Otra expresión la tenemos en el campo operativo. Como consciente y libre, el humano creado queda constituido en sujeto ético, responsable y corresponsable, recibe orientaciones y normas (lamentablemente la libertad histórica no tardará en manifestar su lado limitado y oscuro, el pecado, cap. 3).  La norma máxima y articuladora moral, que se va perfilando en el Antiguo Testamento y queda patente en el Nuevo, es el amor, a Dios y prójimo, como Jesucristo lo subraya una y otra vez (ver, por ejemplo, el Sermón de la última Cena, Jn. 13-17). San Pablo subraya que la plenitud de la ley es el amor (ver Rm 13, 8.10). El relato del Juicio Final que hace el mismo Jesús, según Mateo 25, 31-46, muestra bien claro que, antes que opio y distracción, el relacionamiento con Dios es interpelación y exigencia de solidaridad y fraternidad concretas; allí aparece como criterio de salvación y condenación definitivas la práctica o no, en este mundo, del amor al prójimo, el cual presencializa al Señor Jesucristo. Y amor muy en concreto. Aquí hay toda una exigencia de servicio, misericordia, bondad, respeto, reconciliación, justicia, ternura, solidaridad. No sólo como buenos deseos, sino como realización efectiva. Pablo VI habló de “civilización del amor” como figura de la nueva sociedad que es preciso construir.

Antes que alienación, indiferencia, evasión del quehacer servicial mundano, la comunión (religatio) con Dios Trinidad-Amor, es reclamo y estímulo de compromiso social, político y cultural hacia una convivencia humana realmente digna y fraterna.
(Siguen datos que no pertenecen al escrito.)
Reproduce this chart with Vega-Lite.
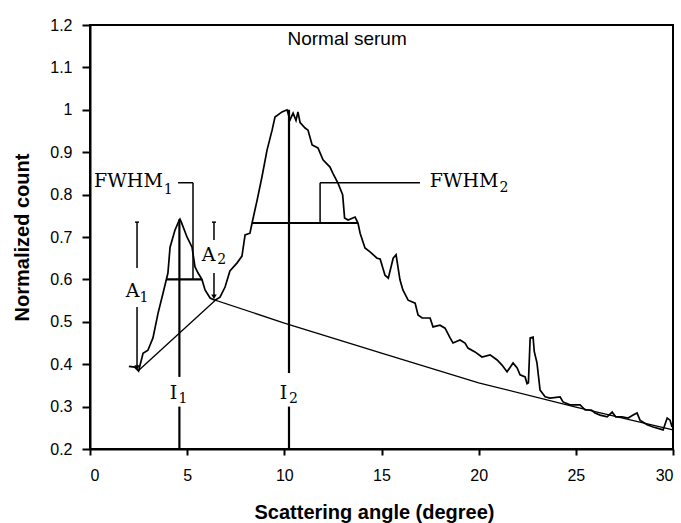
{
  "$schema": "https://vega.github.io/schema/vega-lite/v6.json",
  "width": 583,
  "height": 424,
  "autosize": {"type": "none"},
  "padding": {"left": 90, "top": 25, "right": 8, "bottom": 74},
  "config": {
    "view": {"stroke": "black", "strokeWidth": 2},
    "axis": {"domainColor": "black", "domainWidth": 2, "tickColor": "black", "tickWidth": 2, "grid": false,
      "labelFont": "Liberation Sans", "labelFontSize": 16, "labelColor": "black",
      "titleFont": "Liberation Sans", "titleFontSize": 20, "titleFontWeight": "bold", "titleColor": "black"}
  },
  "datasets": {
    "signal": [
      {"x": 2.0, "y": 0.395}, {"x": 2.3, "y": 0.393}, {"x": 2.5, "y": 0.384}, {"x": 2.73, "y": 0.426},
      {"x": 2.98, "y": 0.433}, {"x": 3.24, "y": 0.462}, {"x": 3.5, "y": 0.52}, {"x": 3.76, "y": 0.568},
      {"x": 4.01, "y": 0.615}, {"x": 4.12, "y": 0.676}, {"x": 4.37, "y": 0.716}, {"x": 4.55, "y": 0.735},
      {"x": 4.63, "y": 0.742}, {"x": 4.7, "y": 0.735}, {"x": 4.99, "y": 0.70}, {"x": 5.25, "y": 0.676},
      {"x": 5.40, "y": 0.63}, {"x": 5.56, "y": 0.615}, {"x": 5.76, "y": 0.6}, {"x": 5.92, "y": 0.575},
      {"x": 6.18, "y": 0.556}, {"x": 6.43, "y": 0.551}, {"x": 6.69, "y": 0.558}, {"x": 6.95, "y": 0.582},
      {"x": 7.2, "y": 0.62}, {"x": 7.57, "y": 0.639}, {"x": 7.82, "y": 0.655}, {"x": 7.98, "y": 0.705},
      {"x": 8.23, "y": 0.709}, {"x": 8.34, "y": 0.733}, {"x": 8.6, "y": 0.787}, {"x": 8.85, "y": 0.842},
      {"x": 9.11, "y": 0.905}, {"x": 9.37, "y": 0.952}, {"x": 9.52, "y": 0.983}, {"x": 9.88, "y": 0.995},
      {"x": 10.14, "y": 1.0}, {"x": 10.29, "y": 0.976}, {"x": 10.45, "y": 0.992}, {"x": 10.6, "y": 0.975},
      {"x": 10.7, "y": 0.995}, {"x": 10.81, "y": 0.97}, {"x": 11.07, "y": 0.957}, {"x": 11.22, "y": 0.952},
      {"x": 11.43, "y": 0.917}, {"x": 11.73, "y": 0.91}, {"x": 11.99, "y": 0.882}, {"x": 12.35, "y": 0.865},
      {"x": 12.5, "y": 0.85}, {"x": 12.76, "y": 0.827}, {"x": 13.0, "y": 0.8}, {"x": 13.1, "y": 0.745},
      {"x": 13.28, "y": 0.74}, {"x": 13.64, "y": 0.747}, {"x": 13.79, "y": 0.733}, {"x": 13.9, "y": 0.709},
      {"x": 14.15, "y": 0.674}, {"x": 14.41, "y": 0.665}, {"x": 14.77, "y": 0.65}, {"x": 14.93, "y": 0.648},
      {"x": 15.18, "y": 0.61}, {"x": 15.35, "y": 0.603}, {"x": 15.6, "y": 0.65}, {"x": 15.75, "y": 0.658},
      {"x": 15.95, "y": 0.599}, {"x": 16.1, "y": 0.575}, {"x": 16.37, "y": 0.551}, {"x": 16.73, "y": 0.544},
      {"x": 16.88, "y": 0.516}, {"x": 17.09, "y": 0.509}, {"x": 17.5, "y": 0.509}, {"x": 17.65, "y": 0.488},
      {"x": 18.01, "y": 0.492}, {"x": 18.27, "y": 0.485}, {"x": 18.53, "y": 0.462}, {"x": 18.68, "y": 0.45},
      {"x": 19.04, "y": 0.457}, {"x": 19.3, "y": 0.45}, {"x": 19.45, "y": 0.438}, {"x": 19.81, "y": 0.429},
      {"x": 20.17, "y": 0.417}, {"x": 20.59, "y": 0.422}, {"x": 20.95, "y": 0.41}, {"x": 21.2, "y": 0.398},
      {"x": 21.46, "y": 0.382}, {"x": 21.77, "y": 0.403}, {"x": 21.98, "y": 0.391}, {"x": 22.13, "y": 0.375},
      {"x": 22.39, "y": 0.37}, {"x": 22.49, "y": 0.354}, {"x": 22.56, "y": 0.356}, {"x": 22.65, "y": 0.462},
      {"x": 22.8, "y": 0.464}, {"x": 22.86, "y": 0.43}, {"x": 23.0, "y": 0.403}, {"x": 23.16, "y": 0.339},
      {"x": 23.42, "y": 0.323}, {"x": 23.67, "y": 0.32}, {"x": 24.19, "y": 0.323}, {"x": 24.34, "y": 0.311},
      {"x": 24.7, "y": 0.304}, {"x": 25.22, "y": 0.304}, {"x": 25.48, "y": 0.292}, {"x": 25.8, "y": 0.292},
      {"x": 25.99, "y": 0.285}, {"x": 26.25, "y": 0.28}, {"x": 26.61, "y": 0.276}, {"x": 26.87, "y": 0.287},
      {"x": 27.05, "y": 0.276}, {"x": 27.38, "y": 0.276}, {"x": 27.69, "y": 0.273}, {"x": 27.95, "y": 0.28},
      {"x": 28.15, "y": 0.285}, {"x": 28.3, "y": 0.268}, {"x": 28.67, "y": 0.257}, {"x": 28.98, "y": 0.252},
      {"x": 29.49, "y": 0.245}, {"x": 29.7, "y": 0.273}, {"x": 29.85, "y": 0.268}, {"x": 29.95, "y": 0.252}
    ],
    "baseline": [
      {"x": 2.47, "y": 0.384}, {"x": 6.45, "y": 0.551}, {"x": 10, "y": 0.497}, {"x": 15, "y": 0.426},
      {"x": 20, "y": 0.356}, {"x": 25, "y": 0.299}, {"x": 30, "y": 0.245}
    ],
    "segments": [
      {"kind": "thick", "x": 4.6, "y": 0.742, "x2": 4.6, "y2": 0.37},
      {"kind": "thick", "x": 4.6, "y": 0.30, "x2": 4.6, "y2": 0.2},
      {"kind": "thick", "x": 10.24, "y": 1.0, "x2": 10.24, "y2": 0.379},
      {"kind": "thick", "x": 10.24, "y": 0.30, "x2": 10.24, "y2": 0.2},
      {"kind": "thick", "x": 3.96, "y": 0.6, "x2": 5.76, "y2": 0.6},
      {"kind": "thick", "x": 8.34, "y": 0.733, "x2": 13.79, "y2": 0.733},
      {"kind": "thin", "x": 5.3, "y": 0.6, "x2": 5.3, "y2": 0.828},
      {"kind": "thin", "x": 4.53, "y": 0.828, "x2": 5.3, "y2": 0.828},
      {"kind": "thin", "x": 11.84, "y": 0.733, "x2": 11.84, "y2": 0.828},
      {"kind": "thin", "x": 11.84, "y": 0.828, "x2": 16.98, "y2": 0.828},
      {"kind": "thin", "x": 2.42, "y": 0.735, "x2": 2.42, "y2": 0.627},
      {"kind": "thin", "x": 2.42, "y": 0.535, "x2": 2.42, "y2": 0.395},
      {"kind": "thin", "x": 2.32, "y": 0.735, "x2": 2.52, "y2": 0.735},
      {"kind": "thin", "x": 6.38, "y": 0.735, "x2": 6.38, "y2": 0.693},
      {"kind": "thin", "x": 6.38, "y": 0.615, "x2": 6.38, "y2": 0.562},
      {"kind": "thin", "x": 6.28, "y": 0.735, "x2": 6.48, "y2": 0.735}
    ],
    "arrows": [
      {"x": 2.42, "y": 0.392},
      {"x": 6.38, "y": 0.559}
    ],
    "labels": [
      {"role": "main", "x": 1.98, "y": 0.832, "text": "FWHM"},
      {"role": "sub", "x": 4.02, "y": 0.81, "text": "1"},
      {"role": "main", "x": 19.25, "y": 0.832, "text": "FWHM"},
      {"role": "sub", "x": 21.3, "y": 0.815, "text": "2"},
      {"role": "main", "x": 2.19, "y": 0.573, "text": "A"},
      {"role": "sub", "x": 2.78, "y": 0.556, "text": "1"},
      {"role": "main", "x": 6.1, "y": 0.658, "text": "A"},
      {"role": "sub", "x": 6.78, "y": 0.645, "text": "2"},
      {"role": "main", "x": 4.3, "y": 0.332, "text": "I"},
      {"role": "sub", "x": 4.78, "y": 0.318, "text": "1"},
      {"role": "main", "x": 9.96, "y": 0.332, "text": "I"},
      {"role": "sub", "x": 10.47, "y": 0.318, "text": "2"},
      {"role": "title", "x": 13.23, "y": 1.166, "text": "Normal serum"}
    ]
  },
  "encoding": {
    "x": {"field": "x", "type": "quantitative", "scale": {"domain": [0, 30], "nice": false},
      "axis": {"title": "Scattering angle (degree)", "values": [0, 5, 10, 15, 20, 25, 30], "tickSize": 6, "labelPadding": 12,
        "titleX": 284, "titleY": 63, "titleBaseline": "middle", "titleAnchor": null, "titleAlign": "center"}},
    "y": {"field": "y", "type": "quantitative", "scale": {"domain": [0.2, 1.2], "nice": false},
      "axis": {"title": "Normalized count", "values": [0.2, 0.3, 0.4, 0.5, 0.6, 0.7, 0.8, 0.9, 1.0, 1.1, 1.2], "format": ".1~f",
        "tickSize": 8, "labelPadding": 10, "titleX": -68, "titleY": 212, "titleAngle": -90, "titleBaseline": "middle", "titleAlign": "center"}}
  },
  "layer": [
    {"data": {"name": "baseline"}, "mark": {"type": "line", "color": "black", "strokeWidth": 1.3}},
    {"data": {"name": "signal"}, "mark": {"type": "line", "color": "black", "strokeWidth": 1.7}},
    {"data": {"name": "segments"}, "transform": [{"filter": "datum.kind === 'thick'"}],
      "mark": {"type": "rule", "color": "black", "strokeWidth": 2.2},
      "encoding": {"x2": {"field": "x2"}, "y2": {"field": "y2"}}},
    {"data": {"name": "segments"}, "transform": [{"filter": "datum.kind === 'thin'"}],
      "mark": {"type": "rule", "color": "black", "strokeWidth": 1.5},
      "encoding": {"x2": {"field": "x2"}, "y2": {"field": "y2"}}},
    {"data": {"name": "arrows"}, "mark": {"type": "point", "shape": "triangle-down", "filled": true, "color": "black", "size": 30, "opacity": 1}},
    {"data": {"name": "labels"}, "transform": [{"filter": "datum.role === 'main'"}],
      "mark": {"type": "text", "font": "DejaVu Serif", "fontSize": 19, "color": "black", "align": "center", "baseline": "middle"},
      "encoding": {"text": {"field": "text"}}},
    {"data": {"name": "labels"}, "transform": [{"filter": "datum.role === 'sub'"}],
      "mark": {"type": "text", "font": "DejaVu Serif", "fontSize": 14, "color": "black", "align": "center", "baseline": "middle"},
      "encoding": {"text": {"field": "text"}}},
    {"data": {"name": "labels"}, "transform": [{"filter": "datum.role === 'title'"}],
      "mark": {"type": "text", "font": "Liberation Sans", "fontSize": 19, "color": "black", "align": "center", "baseline": "middle"},
      "encoding": {"text": {"field": "text"}}}
  ]
}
La religión cristiana tiene un credo que sintetiza las verdades fundamentales que se han de creer y un conjunto cultual en que es preciso participar. Pero como sentido y norte de todo ello se destaca el “mandamiento máximo” como orientación-meta del ser y quehacer del creyente: el amor. Como advertencia final valga la siguiente: “Si alguno dice: Amo a Dios y aborrece a su hermano, es un mentiroso; pues quien no ama a su hermano, a quien ve, no puede amar a Dios, a quien no ve” (1 Jn 4, 20).